Para a psicanálise existem duas maneiras de olharmos para a realidade: a realidade externa, que é compartilhada, e a realidade interna ou realidade psíquica, a qual compõe o imaginário, as ideias e as representações próprias de cada sujeito, ou seja, a maneira como ele percebe as coisas e o mundo.
Portanto, podemos pensar que existem feridas e dores visíveis e outras que podem ser invisíveis aos olhos, mas que nem por isso são menos dolorosas.
A dor psíquica ou dor da alma pode ser mais avassaladora do que a dor física em alguns casos, de forma que diante de uma intensa dor psíquica, o sujeito pode se ver incapaz de processá-la e superá-la recorrendo ao suicídio como a única saída possível para livrar-se da dor, descarregando-a em um ato.
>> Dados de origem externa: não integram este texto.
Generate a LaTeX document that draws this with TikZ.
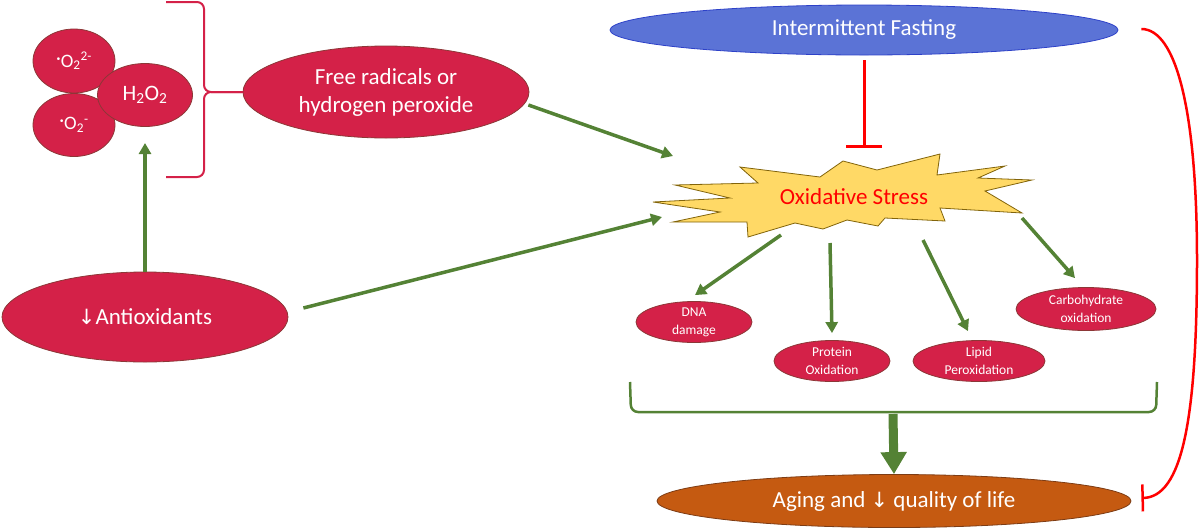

A psicanálise pretende lançar luz às dores psíquicas reais ou fantasiadas, livre de pré-conceitos e estigmas, ajudando a construir novos significados e sentidos para a problemática do suicídio.
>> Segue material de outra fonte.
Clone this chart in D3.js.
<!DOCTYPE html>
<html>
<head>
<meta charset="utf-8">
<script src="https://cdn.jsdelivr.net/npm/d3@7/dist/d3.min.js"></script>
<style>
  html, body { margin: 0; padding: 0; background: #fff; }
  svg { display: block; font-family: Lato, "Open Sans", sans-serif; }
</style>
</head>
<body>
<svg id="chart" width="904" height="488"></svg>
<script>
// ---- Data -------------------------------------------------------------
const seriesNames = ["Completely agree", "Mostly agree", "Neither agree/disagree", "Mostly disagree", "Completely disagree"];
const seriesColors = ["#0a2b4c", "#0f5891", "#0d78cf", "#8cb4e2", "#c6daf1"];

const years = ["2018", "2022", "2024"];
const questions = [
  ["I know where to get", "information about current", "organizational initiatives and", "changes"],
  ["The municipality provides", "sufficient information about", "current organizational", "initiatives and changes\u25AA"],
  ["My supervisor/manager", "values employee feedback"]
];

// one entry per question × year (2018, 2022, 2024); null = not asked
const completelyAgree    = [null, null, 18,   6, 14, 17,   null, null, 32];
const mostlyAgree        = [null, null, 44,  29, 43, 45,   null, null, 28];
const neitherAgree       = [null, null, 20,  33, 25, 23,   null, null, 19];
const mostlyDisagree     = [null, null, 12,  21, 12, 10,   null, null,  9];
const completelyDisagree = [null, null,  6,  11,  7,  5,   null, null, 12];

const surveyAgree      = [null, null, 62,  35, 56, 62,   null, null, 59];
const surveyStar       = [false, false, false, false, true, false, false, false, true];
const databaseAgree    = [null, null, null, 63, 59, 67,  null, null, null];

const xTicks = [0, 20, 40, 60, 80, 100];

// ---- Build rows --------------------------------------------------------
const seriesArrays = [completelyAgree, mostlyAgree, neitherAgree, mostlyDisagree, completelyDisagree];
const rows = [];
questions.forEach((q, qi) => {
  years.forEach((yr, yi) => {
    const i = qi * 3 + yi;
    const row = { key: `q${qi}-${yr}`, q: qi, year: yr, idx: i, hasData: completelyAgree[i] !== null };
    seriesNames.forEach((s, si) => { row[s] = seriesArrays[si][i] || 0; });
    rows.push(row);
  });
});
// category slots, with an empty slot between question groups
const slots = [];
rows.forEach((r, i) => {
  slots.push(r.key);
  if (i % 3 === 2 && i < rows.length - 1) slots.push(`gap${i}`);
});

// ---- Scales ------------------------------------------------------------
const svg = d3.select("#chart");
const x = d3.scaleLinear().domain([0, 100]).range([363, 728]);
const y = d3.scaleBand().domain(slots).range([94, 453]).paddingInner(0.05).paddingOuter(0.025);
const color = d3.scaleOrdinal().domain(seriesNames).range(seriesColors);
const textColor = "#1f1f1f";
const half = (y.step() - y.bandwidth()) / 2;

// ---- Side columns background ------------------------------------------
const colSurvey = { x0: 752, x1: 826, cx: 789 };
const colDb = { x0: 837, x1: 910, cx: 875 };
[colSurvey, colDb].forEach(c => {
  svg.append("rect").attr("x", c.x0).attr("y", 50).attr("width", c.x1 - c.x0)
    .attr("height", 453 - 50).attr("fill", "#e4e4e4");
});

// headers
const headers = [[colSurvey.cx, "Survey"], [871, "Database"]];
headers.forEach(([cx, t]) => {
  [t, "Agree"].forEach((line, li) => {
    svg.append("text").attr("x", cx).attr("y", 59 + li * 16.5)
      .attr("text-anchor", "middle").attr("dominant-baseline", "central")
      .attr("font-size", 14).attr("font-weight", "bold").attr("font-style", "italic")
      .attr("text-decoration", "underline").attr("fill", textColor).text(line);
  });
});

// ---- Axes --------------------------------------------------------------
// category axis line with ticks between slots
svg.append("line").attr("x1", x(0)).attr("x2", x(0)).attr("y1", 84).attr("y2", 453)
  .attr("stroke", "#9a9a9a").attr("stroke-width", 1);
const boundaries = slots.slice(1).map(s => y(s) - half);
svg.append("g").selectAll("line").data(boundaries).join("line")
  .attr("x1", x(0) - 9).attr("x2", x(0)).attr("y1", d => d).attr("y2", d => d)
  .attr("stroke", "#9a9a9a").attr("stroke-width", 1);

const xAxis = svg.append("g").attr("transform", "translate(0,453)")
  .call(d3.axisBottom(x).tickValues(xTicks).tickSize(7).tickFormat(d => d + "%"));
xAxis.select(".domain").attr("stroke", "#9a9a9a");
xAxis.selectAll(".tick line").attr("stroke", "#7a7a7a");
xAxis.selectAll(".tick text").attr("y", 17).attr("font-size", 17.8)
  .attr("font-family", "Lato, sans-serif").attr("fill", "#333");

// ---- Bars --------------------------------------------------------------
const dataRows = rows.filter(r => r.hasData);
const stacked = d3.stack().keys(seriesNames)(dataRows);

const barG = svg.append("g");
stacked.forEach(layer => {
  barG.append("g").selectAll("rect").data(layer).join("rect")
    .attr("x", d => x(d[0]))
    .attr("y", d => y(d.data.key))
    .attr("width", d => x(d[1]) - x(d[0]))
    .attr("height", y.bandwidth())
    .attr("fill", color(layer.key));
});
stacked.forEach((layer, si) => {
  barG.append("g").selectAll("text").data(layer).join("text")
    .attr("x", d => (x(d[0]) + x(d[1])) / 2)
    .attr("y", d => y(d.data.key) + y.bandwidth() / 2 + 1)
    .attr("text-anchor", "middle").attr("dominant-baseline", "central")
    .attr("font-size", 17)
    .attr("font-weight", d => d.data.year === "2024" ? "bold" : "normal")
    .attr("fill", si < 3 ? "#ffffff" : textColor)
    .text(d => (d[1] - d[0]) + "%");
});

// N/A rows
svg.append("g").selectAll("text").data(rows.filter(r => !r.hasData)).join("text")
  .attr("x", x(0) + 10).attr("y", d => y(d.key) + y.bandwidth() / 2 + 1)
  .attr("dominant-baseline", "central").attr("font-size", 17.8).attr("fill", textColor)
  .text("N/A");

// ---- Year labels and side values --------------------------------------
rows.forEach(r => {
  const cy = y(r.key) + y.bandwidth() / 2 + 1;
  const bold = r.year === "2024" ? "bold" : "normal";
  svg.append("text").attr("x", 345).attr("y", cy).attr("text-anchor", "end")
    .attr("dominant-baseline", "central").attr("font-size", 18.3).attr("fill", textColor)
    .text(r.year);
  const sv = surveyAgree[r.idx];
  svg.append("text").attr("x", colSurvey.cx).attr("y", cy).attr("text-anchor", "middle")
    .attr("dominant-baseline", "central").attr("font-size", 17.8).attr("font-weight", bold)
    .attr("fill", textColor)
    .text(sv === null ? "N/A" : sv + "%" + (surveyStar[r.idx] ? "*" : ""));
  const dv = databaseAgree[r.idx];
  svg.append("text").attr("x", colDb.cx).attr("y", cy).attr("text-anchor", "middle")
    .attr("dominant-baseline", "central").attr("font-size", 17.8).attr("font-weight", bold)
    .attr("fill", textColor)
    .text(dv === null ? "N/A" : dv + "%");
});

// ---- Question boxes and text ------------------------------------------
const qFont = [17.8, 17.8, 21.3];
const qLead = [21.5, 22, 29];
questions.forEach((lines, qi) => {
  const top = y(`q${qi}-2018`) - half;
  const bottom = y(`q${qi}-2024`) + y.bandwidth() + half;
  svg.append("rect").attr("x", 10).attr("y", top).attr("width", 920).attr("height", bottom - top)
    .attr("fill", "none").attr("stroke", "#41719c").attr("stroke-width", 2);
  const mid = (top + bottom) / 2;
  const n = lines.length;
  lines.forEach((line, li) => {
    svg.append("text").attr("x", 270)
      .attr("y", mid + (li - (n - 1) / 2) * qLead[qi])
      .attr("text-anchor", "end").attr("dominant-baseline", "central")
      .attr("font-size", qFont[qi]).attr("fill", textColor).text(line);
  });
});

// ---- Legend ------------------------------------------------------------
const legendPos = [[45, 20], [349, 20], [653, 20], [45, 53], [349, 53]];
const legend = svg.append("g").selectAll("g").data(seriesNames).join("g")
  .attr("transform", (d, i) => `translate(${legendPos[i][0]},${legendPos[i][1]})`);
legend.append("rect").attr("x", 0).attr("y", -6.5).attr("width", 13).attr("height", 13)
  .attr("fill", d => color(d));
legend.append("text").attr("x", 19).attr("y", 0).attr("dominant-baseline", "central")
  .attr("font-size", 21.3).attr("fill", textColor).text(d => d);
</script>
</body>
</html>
O excesso de sofrimento, a ausência de palavras e a força de algo que é irrepresentável e impossível de suportar pode levar um indivíduo a tirar a própria vida.
É claro que, para chegar a este ponto, o indivíduo não se encontra mentalmente saudável, tendo percorrido um processo de adoecimento e sendo invadido por ocorrências traumáticas.
Alguns fatores de risco que podem se tornar tendências suicidas são: o sentimento de “ser um fardo e impedir a felicidade do outro”, o excesso de culpa, o sentimento de inutilidade ou de auto-recriminação por não atender à demandas e expectativas familiares e sociais, ser vítima de discriminação, abuso e violência, sofrer de transtornos de ansiedade e depressão vivenciados inclusive por perdas e rompimentos, fazer uso abusivo de álcool, drogas e outras substâncias químicas, ter sérios problemas financeiros, ter atitudes de automutilação, ser portador de doenças mentais e outras doenças crônicas.
O suicídio não escolhe idade, nem género, religião ou classe social, por isso qualquer fator de risco potencial deve ser visto como sinal de alerta e motivo para buscar ajuda.
O processo terapêutico pode contribuir exatamente para dar voz ao indivíduo, colocando-o na posição de um sujeito que fala e que é escutado, que fala e escuta-se. Não escuta aos outros, mas escuta a si mesmo, podendo simbolizar e dar um sentido ao que lhe acomete através da fala e não do ato (de tirar a vida).
Quando digo que não escuta aos outros refiro-me ao fato de que, muitas vezes, os outros não dizem nada que possa ajudar e sim que fazem o sujeito em sofrimento recriminar-se ainda mais. Temos, como exemplo: “Você tem tudo, larga a mão de bobagens”, “Eu conheço alguém que passou por isso e agiu assim ou assado”, “Você precisa ir para a igreja”, “Não chore por ele (a), existem muitas outras pessoas por aí”, etc.
Portanto, a escuta de um profissional qualificado poderá inserir questionamentos ao sujeito, incentivar suas potencialidades e não tentar encaixá-lo em estereótipos fora dos “padrões sociais”.
Lembrando que amigos e familiares podem ajudar muito alguém que apresenta fatores de risco para o suicídio: ao mostrar que se preocupam e que se importam com a pessoa, ao se interessar por aquilo que é importante para ela, ao resgatar memórias felizes, etc., mantendo sempre a mente aberta e uma postura que não provoque ameaças, incentivando a pessoa a buscar ajuda profissional.
Podemos dizer que o suicídio não é um ato racional, é um ato cometido por alguém que está vulnerável e que se torna vítima de si mesmo.
Por fim, o que leva uma pessoa ao suicídio pode ser, no fundo, o desejo de viver e não o desejo de morrer, uma vez que pode ter criado para si a ilusão de uma vida que acredita não poder viver.